The central nervous system is a vital part of the human physiology that coordinates human activity. It is primarily made up of the brain and the spine. The spinal chord is made up of a bundle of nerve tissue which originates in the brain and branches out to various parts of the body, acting as a conduit to communicate neuronal signals from the brain to the rest of the body, including motor control and sensations. Protecting the spinal chord is the spinal, or vertebral, column. Anatomically, the spinal column is made up of several regions, including the cervical, thoracic, lumbar and sacral regions. The cervical spine is made up of seven vertebrae, and functions to support the weight of the head. The thoracic spine is made up of twelve vertebrae and functions to protect the organs located within the chest. Five vertebrae make up the lumber spine. The lumber spine contains the largest vertebra and functions as the main weight bearing portion of the spine. Located at the base of the spine is the five fused vertebrae known as the sacrum. The coccyx sits at the base of the spinal column and consists of four fused vertebrae.
Each of the vertebrae associated with the various spinal chord regions are made up of a vertebral body, a posterior arch, and transverse processes. The vertebral body, often described as having a drum-like shape, is designed to bear weight and withstand compression or loading.
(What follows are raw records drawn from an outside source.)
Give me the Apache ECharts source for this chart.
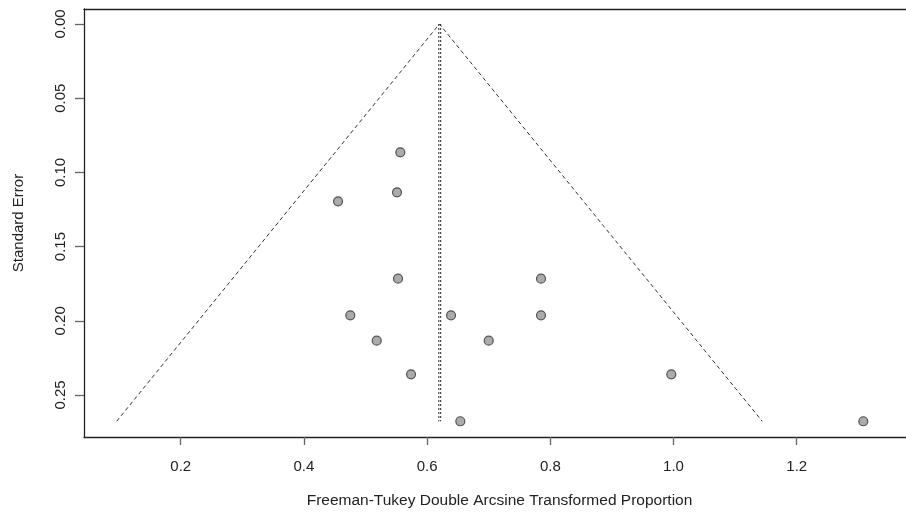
<!DOCTYPE html>
<html>
<head>
<meta charset="utf-8">
<script src="https://cdn.jsdelivr.net/npm/echarts@6/dist/echarts.min.js"></script>
<style>html,body{margin:0;padding:0;background:#fff}#c{width:906px;height:518px}</style>
</head>
<body>
<div id="c"></div>
<script>
// Study estimates (Freeman-Tukey transformed) and their standard errors
const effects = [0.5565, 0.5511, 0.4554, 0.5528, 0.7849, 0.4753, 0.6388, 0.7849, 0.5182, 0.7000, 0.5739, 0.9964, 0.6539, 1.3081];
const stdErrors = [0.0865, 0.1134, 0.1195, 0.1716, 0.1716, 0.1963, 0.1963, 0.1963, 0.2134, 0.2134, 0.2361, 0.2361, 0.2677, 0.2677];
// Funnel (pseudo 95% limits)
const funnelX = [0.096, 0.620, 1.144];
const funnelSE = [0.2677, 0.0, 0.2677];
// Pooled estimate lines (two nearly coincident dotted lines)
const pooledX = [0.619, 0.622];
const pooledSE = [0.0, 0.2677];
// Tick values
const xTicks = [0.2, 0.4, 0.6, 0.8, 1.0, 1.2];
const yTicks = [0.00, 0.05, 0.10, 0.15, 0.20, 0.25];

const font = 'Liberation Sans, Arial, sans-serif';
const chart = echarts.init(document.getElementById('c'), null, {renderer: 'canvas'});

const series = [
  {
    type: 'line',
    data: funnelX.map((x, i) => [x, funnelSE[i]]),
    symbol: 'none',
    lineStyle: {color: '#333', width: 1, type: [4, 3]},
    silent: true, z: 2
  }
];
pooledX.forEach(px => {
  series.push({
    type: 'line',
    data: pooledSE.map(s => [px, s]),
    symbol: 'none',
    lineStyle: {color: '#222', width: 1, type: [2, 2]},
    silent: true, z: 2
  });
});
series.push({
  type: 'scatter',
  data: effects.map((x, i) => [x, stdErrors[i]]),
  symbol: 'circle',
  symbolSize: 9,
  itemStyle: {color: '#969696', borderColor: '#333', borderWidth: 1.2},
  z: 5
});

const xMin = 0.043, xMax = 1.3774;
chart.setOption({
  animation: false,
  backgroundColor: '#fff',
  grid: {left: 84, top: 9, right: 0, bottom: 81, show: false},
  xAxis: [{
    type: 'value',
    min: xMin, max: xMax,
    name: 'Freeman-Tukey Double Arcsine Transformed Proportion',
    nameLocation: 'middle', nameGap: 56,
    nameTextStyle: {fontFamily: font, fontSize: 15.5, color: '#222', padding: [0, 0, 0, 9]},
    axisLine: {show: true, onZero: false, lineStyle: {color: '#222', width: 1.3}},
    splitLine: {show: false},
    axisTick: {show: true, length: 8, customValues: xTicks, lineStyle: {color: '#666', width: 1.3}},
    axisLabel: {customValues: xTicks, fontFamily: font, fontSize: 15, color: '#222', margin: 22,
      formatter: v => v.toFixed(1)}
  }, {
    type: 'value',
    position: 'top',
    min: xMin, max: xMax,
    axisLine: {show: true, onZero: false, lineStyle: {color: '#222', width: 1.3}},
    axisTick: {show: false},
    axisLabel: {show: false},
    splitLine: {show: false}
  }],
  yAxis: {
    type: 'value',
    inverse: true,
    min: -0.0101, max: 0.2783,
    name: 'Standard Error',
    nameLocation: 'middle', nameGap: 58, nameRotate: 90,
    nameTextStyle: {fontFamily: font, fontSize: 15, color: '#222'},
    axisLine: {show: true, onZero: false, lineStyle: {color: '#222', width: 1.3}},
    splitLine: {show: false},
    axisTick: {show: true, length: 9, customValues: yTicks, lineStyle: {color: '#666', width: 1.3}},
    axisLabel: {customValues: yTicks, rotate: 90, fontFamily: font, fontSize: 15, color: '#222', margin: 16,
      formatter: v => v.toFixed(2)}
  },
  series: series
});
</script>
</body>
</html>
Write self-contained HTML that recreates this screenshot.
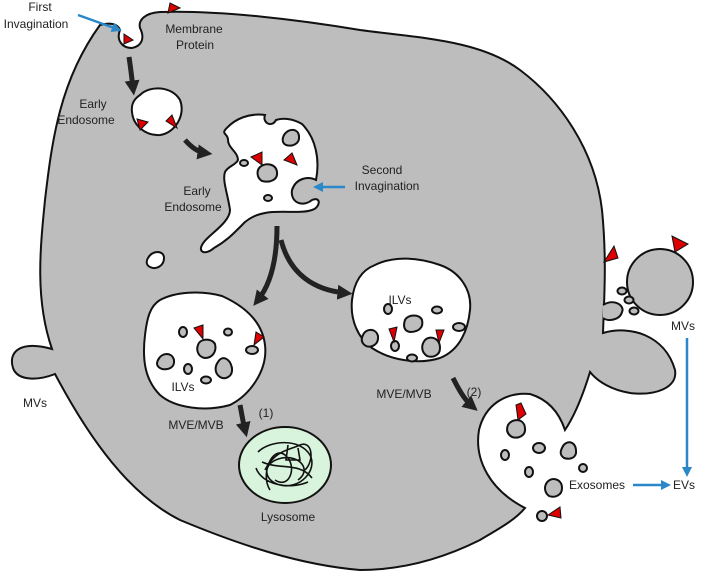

In between the vertebral bodies is the intervertebral disc. The intervertebral disc is filled with a soft, gelatinous-like substance which helps cushion the spine against various movements and can be the source of various diseases. The posterior arch of the vertebrae is made up of the lamina, pedicles and facet joints. Transverse processes extend outwardly from the vertebrae and provide the means for muscle and ligament attachment, which aid in movement and stabilization of the vertebra.
While most people have fully functional spinal chords, it is not uncommon for individuals to suffer some type of spinal ailment, including degenerative spine disease, spinal trauma, spinal tumors, or spinal chord/vertebral column abnormalities. Spinal fractures, or vertebra compression fractures, occur when one the bones of the spinal column fractures. Such an event is often accompanied by sudden onset of pain in the back which intensifies when sitting or standing and decreases when lying down. The pain associated with vertebra compression fractures can be strong enough to limit the activities a person can undertake, thereby reducing the overall quality of life of the individual. When the bone breaks, it often cracks and collapses, thereby becoming compressed. Typical bones in the skeleton system, such as long bones of the leg, which must be capable of handling rigorous movement, are more dense and rigid as compared to bones of the spinal system. The bones of the spinal chord, however, are less dense than other bones and contain spongy, soft bone areas, allowing the body to move in certain manners, such as bending and twisting. While these bones allow for such motions, they are more susceptible to fractures.
Vertebra compression fractures often result from physical injury or trauma. Various other conditions, such as osteoporosis and long term drug usage, including steroid usage, can make bones more fragile and therefore more prone to fractures. In addition, cancer, such as those that occur in the bone, i.e. multiple myeloma, and those that do not occur in the bone but metastasize and spread to the bone, i.e. breast or prostate cancer, weaken bone structure resulting in increased risk for vertebra compression fractures. Spinal fractures that are not properly treated can result in serious medical conditions, such as kyphosis (forward curvature of the spine) or dowager's hump. While the actual fracture may lessen in pain severity over time as the fracture heals, spinal fractures that are not treated, typically through surgical intervention, result in the bone healing in the fractured, collapsed position. A fracture that remains deformed, therefore, can shorten the spine and push it forward, thereby adversely affecting the alignment of the spine.